--- BEGIN ---
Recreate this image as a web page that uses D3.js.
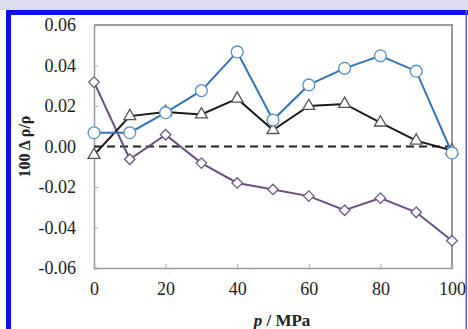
<!DOCTYPE html>
<html>
<head>
<meta charset="utf-8">
<script src="https://cdn.jsdelivr.net/npm/d3@7"></script>
<style>
	body { margin: 0; background: #fff; }
	svg { display: block; }
	text { font-family: "Liberation Serif", "DejaVu Serif", serif; fill: #222; }
</style>
</head>
<body>
<svg></svg>
<script>
const pressures = [0, 10, 20, 30, 40, 50, 60, 70, 80, 90, 100];
const blueDev = [0.0068, 0.0068, 0.0167, 0.0276, 0.0467, 0.0131, 0.0304, 0.0386, 0.0448, 0.0372, -0.0032];
const blackDev = [-0.0042, 0.0150, 0.0170, 0.0158, 0.0236, 0.0081, 0.0200, 0.0210, 0.0118, 0.0029, -0.0020];
const purpleDev = [0.0318, -0.0063, 0.0058, -0.0082, -0.0180, -0.0212, -0.0245, -0.0315, -0.0255, -0.0325, -0.0465];
const yTicks = [-0.06, -0.04, -0.02, 0, 0.02, 0.04, 0.06];
const xTicks = [0, 20, 40, 60, 80, 100];

const svg = d3.select("svg");
svg.attr("width", 468).attr("height", 329);

// page frame
svg.append("rect").attr("x", 0).attr("y", 0).attr("width", 468).attr("height", 10).attr("fill", "#dcdcee");
svg.append("rect").attr("x", 6).attr("y", 10).attr("width", 462).attr("height", 5).attr("fill", "#0a10f0");
svg.append("rect").attr("x", 6).attr("y", 10).attr("width", 5).attr("height", 319).attr("fill", "#0a10f0");
svg.append("rect").attr("x", 465.5).attr("y", 10).attr("width", 1.5).attr("height", 319).attr("fill", "#5a5cf0");

const plotL = 94, plotR = 452, plotT = 25, plotB = 268;

const x = d3.scaleLinear().domain([0, 100]).range([plotL, plotR]);
const y = d3.scaleLinear().domain([-0.06, 0.06]).range([plotB, plotT]);

// plot frame (top/right)
svg.append("path")
	.attr("d", `M${plotL},${plotT}H${plotR}V${plotB}`)
	.attr("fill", "none")
	.attr("stroke", "#9a9a9a")
	.attr("stroke-width", 2);

const yAxis = d3.axisLeft(y).tickValues(yTicks).tickSize(-4).tickPadding(18)
	.tickFormat((d) => d3.format(".2f")(d).replace("−", "-"));
const xAxis = d3.axisBottom(x).tickValues(xTicks).tickSize(-4).tickPadding(14)
	.tickFormat(d3.format("d"));

const gy = svg.append("g").attr("transform", `translate(${plotL},0)`).call(yAxis);
const gx = svg.append("g").attr("transform", `translate(0,${plotB})`).call(xAxis);
[gy, gx].forEach((g) => {
	g.select(".domain").attr("stroke", "#9a9a9a").attr("stroke-width", 1.5);
	g.selectAll(".tick line").attr("stroke", "#aaa");
	g.selectAll(".tick text").attr("font-size", 18).attr("font-family", "Liberation Serif").attr("fill", "#333");
});

// zero line
svg.append("line")
	.attr("x1", x(0)).attr("x2", x(100))
	.attr("y1", y(0)).attr("y2", y(0))
	.attr("stroke", "#222")
	.attr("stroke-width", 2)
	.attr("stroke-dasharray", "8,5");

const line = d3.line().x((d, i) => x(pressures[i])).y((d) => y(d));

function drawSeries(values, lineColor, markerColor, shape, size) {
	svg.append("path")
		.attr("d", line(values))
		.attr("fill", "none")
		.attr("stroke", lineColor)
		.attr("stroke-width", 2);
	svg.append("g").selectAll("path").data(values).enter().append("path")
		.attr("transform", (d, i) => `translate(${x(pressures[i])},${y(d)})`)
		.attr("d", d3.symbol().type(shape).size(size))
		.attr("fill", "#fff")
		.attr("stroke", markerColor)
		.attr("stroke-width", 1.3);
}

drawSeries(purpleDev, "#6a4f82", "#6a5a82", d3.symbolDiamond2, 70);
drawSeries(blackDev, "#1a1a1a", "#555", d3.symbolTriangle2, 100);
drawSeries(blueDev, "#3375b5", "#5590c8", d3.symbolCircle, 110);

// axis titles
const xt = svg.append("text")
	.attr("x", 282).attr("y", 326)
	.attr("text-anchor", "middle")
	.attr("font-size", 17).attr("font-weight", "bold");
xt.append("tspan").attr("font-style", "italic").text("p");
xt.append("tspan").text(" / MPa");

svg.append("text")
	.attr("transform", `translate(30,${y(0)}) rotate(-90)`)
	.attr("text-anchor", "middle")
	.attr("font-size", 16).attr("font-weight", "bold")
	.text("100 Δ ρ/ρ");
</script>
</body>
</html>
--- END ---
- **Problem details**
Sift the material for lines with the string "page". Copy each one found.

- **Reply**
Recreate this image as a web page that uses D3.js.
// page frame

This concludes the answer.